Work required:
Render the material again word for word, skipping the pictures in it.

Recorded information:
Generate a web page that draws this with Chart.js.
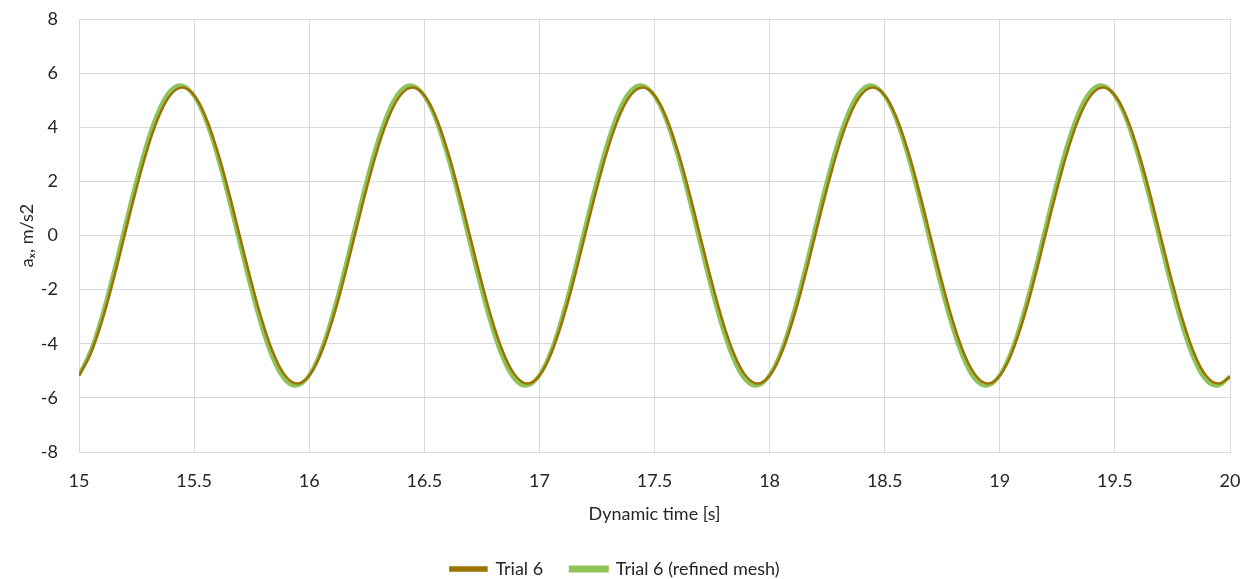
<!DOCTYPE html>
<html>
<head>
<meta charset="utf-8">
<script src="https://cdn.jsdelivr.net/npm/chart.js@4"></script>
<style>
    html, body { margin: 0; padding: 0; background: #ffffff; }
    #wrap { width: 1252px; height: 579px; }
</style>
</head>
<body>
<div id="wrap"><canvas id="accChart" width="1252" height="579"></canvas></div>
<script>
// time axis, 0.05 s steps from 15 to 20
const times = [
    15.00, 15.05, 15.10, 15.15, 15.20, 15.25, 15.30, 15.35, 15.40, 15.45,
    15.50, 15.55, 15.60, 15.65, 15.70, 15.75, 15.80, 15.85, 15.90, 15.95,
    16.00, 16.05, 16.10, 16.15, 16.20, 16.25, 16.30, 16.35, 16.40, 16.45,
    16.50, 16.55, 16.60, 16.65, 16.70, 16.75, 16.80, 16.85, 16.90, 16.95,
    17.00, 17.05, 17.10, 17.15, 17.20, 17.25, 17.30, 17.35, 17.40, 17.45,
    17.50, 17.55, 17.60, 17.65, 17.70, 17.75, 17.80, 17.85, 17.90, 17.95,
    18.00, 18.05, 18.10, 18.15, 18.20, 18.25, 18.30, 18.35, 18.40, 18.45,
    18.50, 18.55, 18.60, 18.65, 18.70, 18.75, 18.80, 18.85, 18.90, 18.95,
    19.00, 19.05, 19.10, 19.15, 19.20, 19.25, 19.30, 19.35, 19.40, 19.45,
    19.50, 19.55, 19.60, 19.65, 19.70, 19.75, 19.80, 19.85, 19.90, 19.95,
    20.00
];

// Trial 6
const trial6 = [
    -5.18, -4.39, -3.16, -1.63, 0.07, 1.75, 3.27, 4.46, 5.22, 5.47,
    5.18, 4.39, 3.16, 1.63, -0.07, -1.75, -3.27, -4.46, -5.22, -5.47,
    -5.18, -4.39, -3.16, -1.63, 0.07, 1.75, 3.27, 4.46, 5.22, 5.47,
    5.18, 4.39, 3.16, 1.63, -0.07, -1.75, -3.27, -4.46, -5.22, -5.47,
    -5.18, -4.39, -3.16, -1.63, 0.07, 1.75, 3.27, 4.46, 5.22, 5.47,
    5.18, 4.39, 3.16, 1.63, -0.07, -1.75, -3.27, -4.46, -5.22, -5.47,
    -5.18, -4.39, -3.16, -1.63, 0.07, 1.75, 3.27, 4.46, 5.22, 5.47,
    5.18, 4.39, 3.16, 1.63, -0.07, -1.75, -3.27, -4.46, -5.22, -5.47,
    -5.18, -4.39, -3.16, -1.63, 0.07, 1.75, 3.27, 4.46, 5.22, 5.47,
    5.18, 4.39, 3.16, 1.63, -0.07, -1.75, -3.27, -4.46, -5.22, -5.47,
    -5.22
];

// Trial 6 (refined mesh)
const trial6Refined = [
    -5.16, -4.28, -2.97, -1.38, 0.35, 2.04, 3.54, 4.69, 5.38, 5.54,
    5.16, 4.28, 2.97, 1.38, -0.35, -2.04, -3.54, -4.69, -5.38, -5.54,
    -5.16, -4.28, -2.97, -1.38, 0.35, 2.04, 3.54, 4.69, 5.38, 5.54,
    5.16, 4.28, 2.97, 1.38, -0.35, -2.04, -3.54, -4.69, -5.38, -5.54,
    -5.16, -4.28, -2.97, -1.38, 0.35, 2.04, 3.54, 4.69, 5.38, 5.54,
    5.16, 4.28, 2.97, 1.38, -0.35, -2.04, -3.54, -4.69, -5.38, -5.54,
    -5.16, -4.28, -2.97, -1.38, 0.35, 2.04, 3.54, 4.69, 5.38, 5.54,
    5.16, 4.28, 2.97, 1.38, -0.35, -2.04, -3.54, -4.69, -5.38, -5.54,
    -5.16, -4.28, -2.97, -1.38, 0.35, 2.04, 3.54, 4.69, 5.38, 5.54,
    5.16, 4.28, 2.97, 1.38, -0.35, -2.04, -3.54, -4.69, -5.38, -5.54,
    -5.20
];

const seriesNames = ["Trial 6", "Trial 6 (refined mesh)"];
const xTitle = "Dynamic time [s]";
const yTitle = "a\u2093, m/s2";

const brown = "#9c7300";
const green = "#8cc45a";
const gridColor = "#d9d9d9";
const textColor = "#262626";
const fontFamily = "Lato, 'Open Sans', sans-serif";
const fontSize = 18;

Chart.defaults.font.family = fontFamily;
Chart.defaults.color = textColor;

function toPoints(ys) {
    return times.map((t, i) => ({ x: t, y: ys[i] }));
}

const ctx = document.getElementById("accChart");

new Chart(ctx, {
    type: "line",
    data: {
        datasets: [
            {
                label: seriesNames[0],
                data: toPoints(trial6),
                borderColor: brown,
                backgroundColor: brown,
                borderWidth: 2.5,
                pointRadius: 0,
                tension: 0.4,
                order: 1
            },
            {
                label: seriesNames[1],
                data: toPoints(trial6Refined),
                borderColor: green,
                backgroundColor: green,
                borderWidth: 4,
                pointRadius: 0,
                tension: 0.4,
                order: 2
            }
        ]
    },
    options: {
        responsive: false,
        animation: false,
        layout: {
            autoPadding: false,
            // negative bottom pushes the legend closer to the lower edge
            padding: { top: 19, right: 22, left: 0, bottom: -9 }
        },
        plugins: {
            legend: {
                position: "bottom",
                labels: {
                    boxWidth: 36,
                    boxHeight: 3,
                    padding: 0,
                    font: { size: fontSize },
                    color: textColor,
                    // extra gap after the first entry, like the original legend
                    generateLabels: function (chart) {
                        const items = Chart.defaults.plugins.legend.labels.generateLabels(chart);
                        items[0].text = items[0].text + "      ";
                        return items;
                    }
                }
            },
            tooltip: { enabled: false }
        },
        scales: {
            x: {
                type: "linear",
                min: 15,
                max: 20,
                grid: { color: gridColor, drawTicks: false },
                border: { color: gridColor },
                ticks: {
                    stepSize: 0.5,
                    padding: 18,
                    font: { size: fontSize },
                    color: textColor,
                    callback: v => String(v)
                },
                title: {
                    display: true,
                    text: xTitle,
                    font: { size: fontSize },
                    color: textColor,
                    padding: { top: 0, bottom: 35 }
                },
                afterFit: scale => {
                    scale.height = 108;
                    scale.paddingLeft = 0;
                    scale.paddingRight = 0;
                }
            },
            y: {
                min: -8,
                max: 8,
                grid: { color: gridColor, drawTicks: false },
                border: { color: gridColor },
                ticks: {
                    stepSize: 2,
                    padding: 21,
                    font: { size: fontSize },
                    color: textColor
                },
                title: {
                    display: true,
                    text: yTitle,
                    font: { size: fontSize },
                    color: textColor,
                    padding: { top: 16, bottom: 0 }
                },
                afterFit: scale => {
                    scale.width = 79;
                    scale.paddingTop = 0;
                    scale.paddingBottom = 0;
                }
            }
        }
    }
});
</script>
</body>
</html>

Result of the exercise:
Generate a web page that draws this with Chart.js.
<!DOCTYPE html>
<html>
<head>
<meta charset="utf-8">
<script src="https://cdn.jsdelivr.net/npm/chart.js@4"></script>
<style>
    html, body { margin: 0; padding: 0; background: #ffffff; }
    #wrap { width: 1252px; height: 579px; }
</style>
</head>
<body>
<div id="wrap"><canvas id="accChart" width="1252" height="579"></canvas></div>
<script>
// time axis, 0.05 s steps from 15 to 20
const times = [
    15.00, 15.05, 15.10, 15.15, 15.20, 15.25, 15.30, 15.35, 15.40, 15.45,
    15.50, 15.55, 15.60, 15.65, 15.70, 15.75, 15.80, 15.85, 15.90, 15.95,
    16.00, 16.05, 16.10, 16.15, 16.20, 16.25, 16.30, 16.35, 16.40, 16.45,
    16.50, 16.55, 16.60, 16.65, 16.70, 16.75, 16.80, 16.85, 16.90, 16.95,
    17.00, 17.05, 17.10, 17.15, 17.20, 17.25, 17.30, 17.35, 17.40, 17.45,
    17.50, 17.55, 17.60, 17.65, 17.70, 17.75, 17.80, 17.85, 17.90, 17.95,
    18.00, 18.05, 18.10, 18.15, 18.20, 18.25, 18.30, 18.35, 18.40, 18.45,
    18.50, 18.55, 18.60, 18.65, 18.70, 18.75, 18.80, 18.85, 18.90, 18.95,
    19.00, 19.05, 19.10, 19.15, 19.20, 19.25, 19.30, 19.35, 19.40, 19.45,
    19.50, 19.55, 19.60, 19.65, 19.70, 19.75, 19.80, 19.85, 19.90, 19.95,
    20.00
];

// Trial 6
const trial6 = [
    -5.18, -4.39, -3.16, -1.63, 0.07, 1.75, 3.27, 4.46, 5.22, 5.47,
    5.18, 4.39, 3.16, 1.63, -0.07, -1.75, -3.27, -4.46, -5.22, -5.47,
    -5.18, -4.39, -3.16, -1.63, 0.07, 1.75, 3.27, 4.46, 5.22, 5.47,
    5.18, 4.39, 3.16, 1.63, -0.07, -1.75, -3.27, -4.46, -5.22, -5.47,
    -5.18, -4.39, -3.16, -1.63, 0.07, 1.75, 3.27, 4.46, 5.22, 5.47,
    5.18, 4.39, 3.16, 1.63, -0.07, -1.75, -3.27, -4.46, -5.22, -5.47,
    -5.18, -4.39, -3.16, -1.63, 0.07, 1.75, 3.27, 4.46, 5.22, 5.47,
    5.18, 4.39, 3.16, 1.63, -0.07, -1.75, -3.27, -4.46, -5.22, -5.47,
    -5.18, -4.39, -3.16, -1.63, 0.07, 1.75, 3.27, 4.46, 5.22, 5.47,
    5.18, 4.39, 3.16, 1.63, -0.07, -1.75, -3.27, -4.46, -5.22, -5.47,
    -5.22
];

// Trial 6 (refined mesh)
const trial6Refined = [
    -5.16, -4.28, -2.97, -1.38, 0.35, 2.04, 3.54, 4.69, 5.38, 5.54,
    5.16, 4.28, 2.97, 1.38, -0.35, -2.04, -3.54, -4.69, -5.38, -5.54,
    -5.16, -4.28, -2.97, -1.38, 0.35, 2.04, 3.54, 4.69, 5.38, 5.54,
    5.16, 4.28, 2.97, 1.38, -0.35, -2.04, -3.54, -4.69, -5.38, -5.54,
    -5.16, -4.28, -2.97, -1.38, 0.35, 2.04, 3.54, 4.69, 5.38, 5.54,
    5.16, 4.28, 2.97, 1.38, -0.35, -2.04, -3.54, -4.69, -5.38, -5.54,
    -5.16, -4.28, -2.97, -1.38, 0.35, 2.04, 3.54, 4.69, 5.38, 5.54,
    5.16, 4.28, 2.97, 1.38, -0.35, -2.04, -3.54, -4.69, -5.38, -5.54,
    -5.16, -4.28, -2.97, -1.38, 0.35, 2.04, 3.54, 4.69, 5.38, 5.54,
    5.16, 4.28, 2.97, 1.38, -0.35, -2.04, -3.54, -4.69, -5.38, -5.54,
    -5.20
];

const seriesNames = ["Trial 6", "Trial 6 (refined mesh)"];
const xTitle = "Dynamic time [s]";
const yTitle = "a\u2093, m/s2";

const brown = "#9c7300";
const green = "#8cc45a";
const gridColor = "#d9d9d9";
const textColor = "#262626";
const fontFamily = "Lato, 'Open Sans', sans-serif";
const fontSize = 18;

Chart.defaults.font.family = fontFamily;
Chart.defaults.color = textColor;

function toPoints(ys) {
    return times.map((t, i) => ({ x: t, y: ys[i] }));
}

const ctx = document.getElementById("accChart");

new Chart(ctx, {
    type: "line",
    data: {
        datasets: [
            {
                label: seriesNames[0],
                data: toPoints(trial6),
                borderColor: brown,
                backgroundColor: brown,
                borderWidth: 2.5,
                pointRadius: 0,
                tension: 0.4,
                order: 1
            },
            {
                label: seriesNames[1],
                data: toPoints(trial6Refined),
                borderColor: green,
                backgroundColor: green,
                borderWidth: 4,
                pointRadius: 0,
                tension: 0.4,
                order: 2
            }
        ]
    },
    options: {
        responsive: false,
        animation: false,
        layout: {
            autoPadding: false,
            // negative bottom pushes the legend closer to the lower edge
            padding: { top: 19, right: 22, left: 0, bottom: -9 }
        },
        plugins: {
            legend: {
                position: "bottom",
                labels: {
                    boxWidth: 36,
                    boxHeight: 3,
                    padding: 0,
                    font: { size: fontSize },
                    color: textColor,
                    // extra gap after the first entry, like the original legend
                    generateLabels: function (chart) {
                        const items = Chart.defaults.plugins.legend.labels.generateLabels(chart);
                        items[0].text = items[0].text + "      ";
                        return items;
                    }
                }
            },
            tooltip: { enabled: false }
        },
        scales: {
            x: {
                type: "linear",
                min: 15,
                max: 20,
                grid: { color: gridColor, drawTicks: false },
                border: { color: gridColor },
                ticks: {
                    stepSize: 0.5,
                    padding: 18,
                    font: { size: fontSize },
                    color: textColor,
                    callback: v => String(v)
                },
                title: {
                    display: true,
                    text: xTitle,
                    font: { size: fontSize },
                    color: textColor,
                    padding: { top: 0, bottom: 35 }
                },
                afterFit: scale => {
                    scale.height = 108;
                    scale.paddingLeft = 0;
                    scale.paddingRight = 0;
                }
            },
            y: {
                min: -8,
                max: 8,
                grid: { color: gridColor, drawTicks: false },
                border: { color: gridColor },
                ticks: {
                    stepSize: 2,
                    padding: 21,
                    font: { size: fontSize },
                    color: textColor
                },
                title: {
                    display: true,
                    text: yTitle,
                    font: { size: fontSize },
                    color: textColor,
                    padding: { top: 16, bottom: 0 }
                },
                afterFit: scale => {
                    scale.width = 79;
                    scale.paddingTop = 0;
                    scale.paddingBottom = 0;
                }
            }
        }
    }
});
</script>
</body>
</html>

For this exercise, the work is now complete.